North Carolina lawmakers approved this year a change that will lead to retention elections for state Supreme Court justices. As Andrew McCarthy reports for National Review Online, it’s an idea one presidential candidate would like to extend to the federal level.
Within the space of just 48 hours, the United States Supreme Court ruled that the president is above the law; that straightforward statutory words may be twisted to mean the opposite of what they say; that discrimination — heretofore, the textbook example of a willful act — can be committed unconsciously, thereby supplanting our constitutional foundation of equal opportunity for all with the totalitarian’s dream of guaranteed outcomes for favored factions; and that five politically unaccountable lawyers, by dint of being issued robes, may impose their vision of the good society on 320 million Americans, reimagining our most basic institutions, our founding law, centuries of jurisprudence, and millennia of civilization.
Like millions of Americans, Senator Ted Cruz (R., Texas) thought this was a disastrous couple of days for the country.
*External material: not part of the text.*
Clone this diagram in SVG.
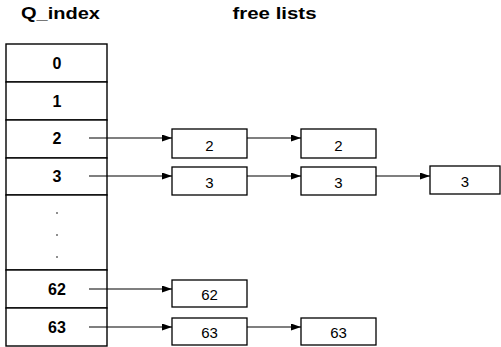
<svg xmlns="http://www.w3.org/2000/svg" width="501" height="347" viewBox="0 0 501 347">
<defs>
<marker id="ah" markerWidth="10" markerHeight="7" refX="10" refY="3.5" orient="auto" markerUnits="userSpaceOnUse">
<path d="M0,0 L10,3.5 L0,7 Z" fill="#000"/>
</marker>
</defs>
<style>
.t{font-family:"Liberation Sans",Arial,sans-serif;font-weight:bold;font-size:17px;fill:#000;text-anchor:middle}
.cell{fill:#fff;stroke:#000;stroke-width:1.4}
.rl{font-family:"Liberation Sans",Arial,sans-serif;font-weight:bold;font-size:16px;fill:#000;text-anchor:middle}
.box{fill:#fff;stroke:#000;stroke-width:1.3}
.bl{font-family:"Liberation Sans",Arial,sans-serif;font-size:15px;fill:#000;text-anchor:middle}
.c{stroke:#000;stroke-width:1.2;fill:none;marker-end:url(#ah)}
</style>
<rect width="501" height="347" fill="#fff"/>
<text class="t" x="60.5" y="19" textLength="79" lengthAdjust="spacingAndGlyphs">Q_index</text>
<text class="t" x="274.5" y="19" textLength="84" lengthAdjust="spacingAndGlyphs">free lists</text>
<g id="qindex">
<rect class="cell" x="6" y="44" width="101" height="38"/>
<rect class="cell" x="6" y="82" width="101" height="38"/>
<rect class="cell" x="6" y="120" width="101" height="38"/>
<rect class="cell" x="6" y="158" width="101" height="37"/>
<rect class="cell" x="6" y="195" width="101" height="75"/>
<rect class="cell" x="6" y="270" width="101" height="38"/>
<rect class="cell" x="6" y="308" width="101" height="38"/>
<text class="rl" x="57" y="69">0</text>
<text class="rl" x="57" y="107">1</text>
<text class="rl" x="57" y="144">2</text>
<text class="rl" x="57" y="182">3</text>
<circle cx="57" cy="213" r="0.8" fill="#000"/>
<circle cx="57" cy="235" r="0.8" fill="#000"/>
<circle cx="57" cy="257" r="0.8" fill="#000"/>
<text class="rl" x="57" y="295">62</text>
<text class="rl" x="57" y="333">63</text>
</g>
<g id="n2a"><rect class="box" x="172" y="129" width="75" height="29"/><text class="bl" x="209.5" y="151">2</text></g>
<g id="n2b"><rect class="box" x="301" y="129" width="75" height="29"/><text class="bl" x="338.5" y="151">2</text></g>
<g id="n3a"><rect class="box" x="172" y="167" width="75" height="28"/><text class="bl" x="209.5" y="188">3</text></g>
<g id="n3b"><rect class="box" x="301" y="167" width="75" height="28"/><text class="bl" x="338.5" y="188">3</text></g>
<g id="n3c"><rect class="box" x="430" y="166" width="70" height="28"/><text class="bl" x="465" y="187">3</text></g>
<g id="n62a"><rect class="box" x="172" y="280" width="75" height="27"/><text class="bl" x="209.5" y="300">62</text></g>
<g id="n63a"><rect class="box" x="172" y="318" width="75" height="27"/><text class="bl" x="209.5" y="338">63</text></g>
<g id="n63b"><rect class="box" x="301" y="318" width="75" height="27"/><text class="bl" x="338.5" y="338">63</text></g>
<g id="connectors">
<line class="c" x1="89" y1="138" x2="172" y2="138"/>
<line class="c" x1="247" y1="138" x2="301" y2="138"/>
<line class="c" x1="89" y1="176" x2="172" y2="176"/>
<line class="c" x1="247" y1="176" x2="301" y2="176"/>
<line class="c" x1="376" y1="176" x2="430" y2="176"/>
<line class="c" x1="89" y1="289" x2="172" y2="289"/>
<line class="c" x1="89" y1="327" x2="172" y2="327"/>
<line class="c" x1="247" y1="327" x2="301" y2="327"/>
</g>
</svg>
So did the rest of the Trumped-up cavalcade of GOP presidential hopefuls — or, at least, they said they did. Cruz, however, undertook to do something about it. He proposed an amendment to the Constitution that would subject the justices to retention elections. …
… Our would-be overlords would be required to account to us if they wanted to continue ruling us. Here at National Review last week, the senator outlined his proposal: The justices would face the voters every eight years, earning retention only if they are approved by a popular national majority plus majorities in at least half of the states.